Sub-folders “alignment
” contain individual sequence files and the .fasta alignment files, the “PartitionFinder
” folders contain the output files from PartitionFinder2 with recommended partitions and “MrBayes
” folders contain log files and final .tre files from the phylogenetic reconstruction runs.
The marker sequences were extracted using whole-genome sequencing data aligned to the Papilio polytes reference genome for six Papilio polytes group species (P. polytes, P. javanus, P. alphenor, P. phestus, P. ambrax, and P. protenor).
Access information
The source data for the fasta alignments comes from whole genome sequencing data available on the SRA database (accession numbers PRJNA1166847, PRJNA234541 and PRJNA396246).
Usage Notes
- Sequence and alignment files are organized as .fa or .fas files. These are standard FASTA files.
- The partition file in each folder is called “best_scheme.txt” and contains the partition models in standard nexus format, which can be read by most phylogenetic tools, including RAxML and MrBayes.
- MrBayes runs and the intermediate files for each MCMC run are in the standard nexus format as well.
- .tre files can be visualized in tools such as FigTree (open source)

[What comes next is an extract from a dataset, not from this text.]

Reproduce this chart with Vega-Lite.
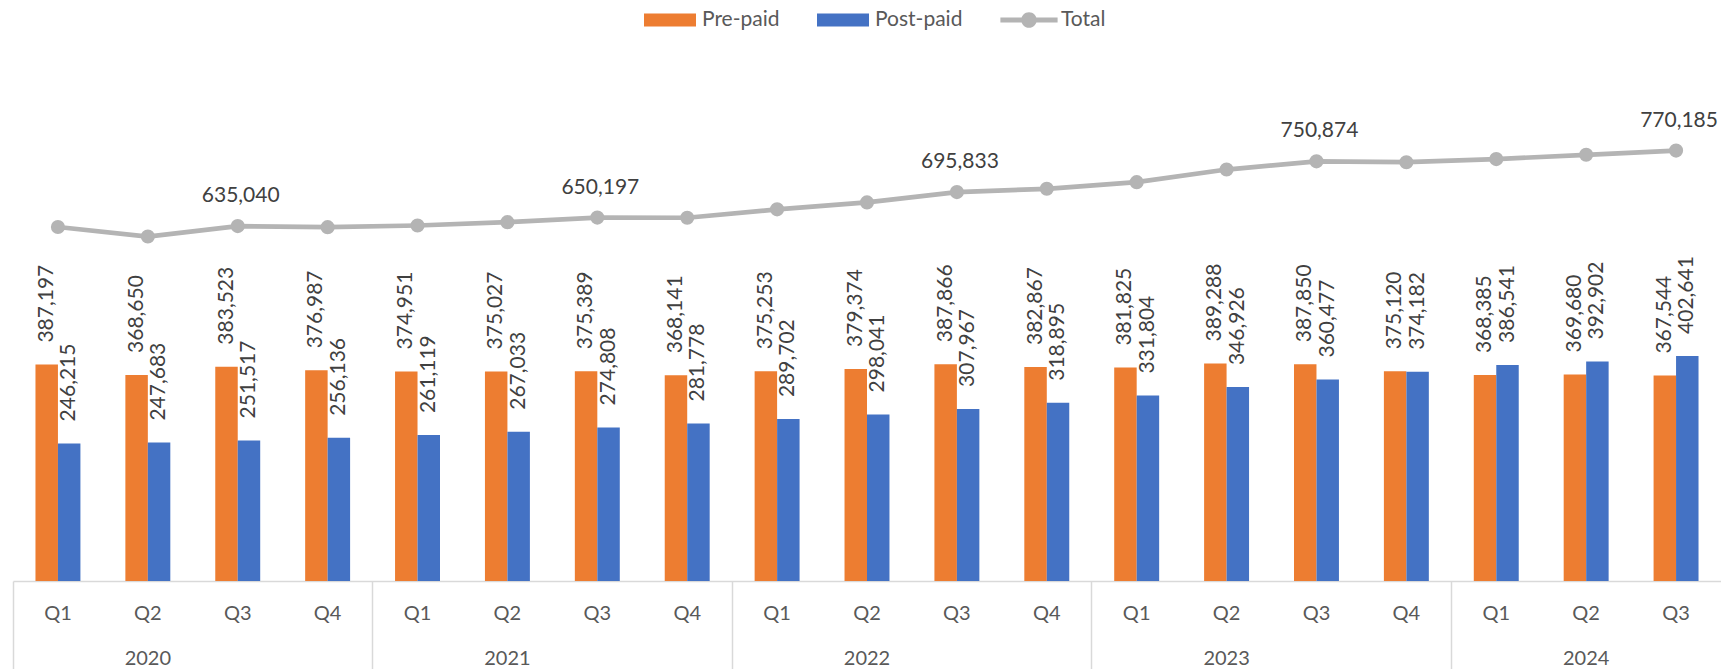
{
  "$schema": "https://vega.github.io/schema/vega-lite/v6.json",
  "width": 1708,
  "height": 503,
  "autosize": {"type": "none"},
  "padding": {"left": 13, "top": 78, "right": 0, "bottom": 88},
  "background": "white",
  "config": {"view": {"stroke": null}, "font": "Lato"},
  "data": {
    "values": [
      {"period": "2020 Q1", "year": "2020", "q": "Q1", "Pre-paid": 387197, "Post-paid": 246215, "total": 633412},
      {"period": "2020 Q2", "year": "2020", "q": "Q2", "Pre-paid": 368650, "Post-paid": 247683, "total": 616333},
      {"period": "2020 Q3", "year": "2020", "q": "Q3", "Pre-paid": 383523, "Post-paid": 251517, "total": 635040},
      {"period": "2020 Q4", "year": "2020", "q": "Q4", "Pre-paid": 376987, "Post-paid": 256136, "total": 633123},
      {"period": "2021 Q1", "year": "2021", "q": "Q1", "Pre-paid": 374951, "Post-paid": 261119, "total": 636070},
      {"period": "2021 Q2", "year": "2021", "q": "Q2", "Pre-paid": 375027, "Post-paid": 267033, "total": 642060},
      {"period": "2021 Q3", "year": "2021", "q": "Q3", "Pre-paid": 375389, "Post-paid": 274808, "total": 650197},
      {"period": "2021 Q4", "year": "2021", "q": "Q4", "Pre-paid": 368141, "Post-paid": 281778, "total": 649919},
      {"period": "2022 Q1", "year": "2022", "q": "Q1", "Pre-paid": 375253, "Post-paid": 289702, "total": 664955},
      {"period": "2022 Q2", "year": "2022", "q": "Q2", "Pre-paid": 379374, "Post-paid": 298041, "total": 677415},
      {"period": "2022 Q3", "year": "2022", "q": "Q3", "Pre-paid": 387866, "Post-paid": 307967, "total": 695833},
      {"period": "2022 Q4", "year": "2022", "q": "Q4", "Pre-paid": 382867, "Post-paid": 318895, "total": 701762},
      {"period": "2023 Q1", "year": "2023", "q": "Q1", "Pre-paid": 381825, "Post-paid": 331804, "total": 713629},
      {"period": "2023 Q2", "year": "2023", "q": "Q2", "Pre-paid": 389288, "Post-paid": 346926, "total": 736214},
      {"period": "2023 Q3", "year": "2023", "q": "Q3", "Pre-paid": 387850, "Post-paid": 360477, "total": 750874},
      {"period": "2023 Q4", "year": "2023", "q": "Q4", "Pre-paid": 375120, "Post-paid": 374182, "total": 749302},
      {"period": "2024 Q1", "year": "2024", "q": "Q1", "Pre-paid": 368385, "Post-paid": 386541, "total": 754926},
      {"period": "2024 Q2", "year": "2024", "q": "Q2", "Pre-paid": 369680, "Post-paid": 392902, "total": 762582},
      {"period": "2024 Q3", "year": "2024", "q": "Q3", "Pre-paid": 367544, "Post-paid": 402641, "total": 770185}
    ]
  },
  "resolve": {"axis": {"x": "independent"}},
  "layer": [
    {
      "transform": [{"fold": ["Pre-paid", "Post-paid"], "as": ["type", "count"]}],
      "mark": {"type": "bar"},
      "encoding": {
        "x": {
          "field": "period", "type": "nominal", "sort": null,
          "scale": {"paddingInner": 0, "paddingOuter": 0},
          "axis": {
            "orient": "bottom", "title": null, "labelExpr": "slice(datum.value, 5)",
            "ticks": false, "domain": false, "grid": false, "labelAngle": 0,
            "labelFont": "Lato", "labelFontSize": 20, "labelColor": "#595959",
            "labelBaseline": "middle", "labelPadding": 32
          }
        },
        "xOffset": {"field": "type", "type": "nominal", "sort": ["Pre-paid", "Post-paid"], "scale": {"paddingInner": 0, "paddingOuter": 1.1}},
        "y": {"field": "count", "type": "quantitative", "scale": {"domain": [0, 900000]}, "axis": null},
        "color": {
          "field": "type", "type": "nominal",
          "scale": {"domain": ["Pre-paid", "Post-paid", "Total"], "range": ["#ED7D31", "#4472C4", "#B4B4B4"]},
          "legend": {
            "title": null, "orient": "none", "direction": "horizontal",
            "legendX": 631, "legendY": -84, "padding": 0,
            "symbolSize": 2704, "symbolType": "M-1,-0.25L1,-0.25L1,0.25L-1,0.25Z",
            "symbolStrokeWidth": 0, "symbolOpacity": 1,
            "labelFont": "Lato", "labelFontSize": 21, "labelColor": "#595959",
            "labelOffset": 6, "columnPadding": 37,
            "encode": {
              "symbols": {
                "update": {
                  "shape": {"signal": "datum.value === 'Total' ? 'M-1.1,-0.1L1.1,-0.1L1.1,0.1L-1.1,0.1Z M0.3,0A0.3,0.3 0 1,1 -0.3,0A0.3,0.3 0 1,1 0.3,0Z' : 'M-1,-0.25L1,-0.25L1,0.25L-1,0.25Z'"}
                }
              }
            }
          }
        }
      }
    },
    {
      "transform": [{"fold": ["Pre-paid", "Post-paid"], "as": ["type", "count"]}],
      "mark": {"type": "text", "angle": 270, "align": "left", "baseline": "middle", "dx": 22, "fontSize": 21, "font": "Lato", "color": "#404040"},
      "encoding": {
        "x": {"field": "period", "type": "nominal", "sort": null, "axis": null},
        "xOffset": {"field": "type", "type": "nominal", "sort": ["Pre-paid", "Post-paid"]},
        "y": {"field": "count", "type": "quantitative", "axis": null},
        "text": {"field": "count", "type": "quantitative", "format": ","}
      }
    },
    {
      "mark": {"type": "line", "strokeWidth": 4.7},
      "encoding": {
        "x": {
          "field": "period", "type": "nominal", "sort": null,
          "axis": {
            "orient": "bottom", "title": null,
            "values": ["2020 Q1", "2021 Q1", "2022 Q1", "2023 Q1", "2024 Q1"],
            "bandPosition": 0, "labels": false, "ticks": true, "tickSize": 89,
            "tickColor": "#D9D9D9", "tickWidth": 1.5, "domain": true,
            "domainColor": "#D9D9D9", "domainWidth": 1.5, "grid": false
          }
        },
        "y": {"field": "total", "type": "quantitative", "axis": null},
        "color": {"datum": "Total"}
      }
    },
    {
      "mark": {"type": "point", "filled": true, "size": 200, "opacity": 1},
      "encoding": {
        "x": {
          "field": "period", "type": "nominal", "sort": null,
          "axis": {
            "orient": "bottom", "title": null,
            "values": ["2020 Q2", "2021 Q2", "2022 Q2", "2023 Q2", "2024 Q2"],
            "bandPosition": 1, "labelExpr": "slice(datum.value, 0, 4)",
            "ticks": false, "domain": false, "grid": false, "labelAngle": 0,
            "labelFont": "Lato", "labelFontSize": 20, "labelColor": "#595959",
            "labelBaseline": "middle", "labelPadding": 77
          }
        },
        "y": {"field": "total", "type": "quantitative", "axis": null},
        "color": {"datum": "Total"}
      }
    },
    {
      "transform": [{"filter": "datum.q == 'Q3'"}],
      "mark": {"type": "text", "baseline": "alphabetic", "dy": -24, "dx": 3, "fontSize": 21, "font": "Lato", "color": "#404040"},
      "encoding": {
        "x": {"field": "period", "type": "nominal", "sort": null, "axis": null},
        "y": {"field": "total", "type": "quantitative", "axis": null},
        "text": {"field": "total", "type": "quantitative", "format": ","}
      }
    }
  ]
}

- Extraction of genomic SNPs involved using the VCF file containing variants for all samples and converting it into a fasta alignment. This folder contains both VCF and intermediate files for thinning of SNPs to obtain the final FASTA file with a desired size for reasonable run times with phylogenetic analysis. VCF files can be accessed with several open-source tools such as bcftools and vcftools.
Corresponding author information
Name: Krushnamegh Kunte
ORCID: https://orcid.org/0000-0002-3860-6118
Affiliation: National Centre for Biological Sciences, Tata Institute of Fundamental Research, GKVK Campus, Bellary Road, Bengaluru 560065, India
email: krushnamegh@ncbs.res.in
Alternative contact information
Name: Riddhi Deshmukh
ORCID: https://orcid.org/0000-0002-7634-2029
Affiliation: Department of Ecology and Evolution, University of Lausanne, 1015 Lausanne, Switzerland
email: riddhi.deshmukh@unil.ch
Phylogenetic reconstruction was performed using sequences of individuals from the Papilio polytes species group.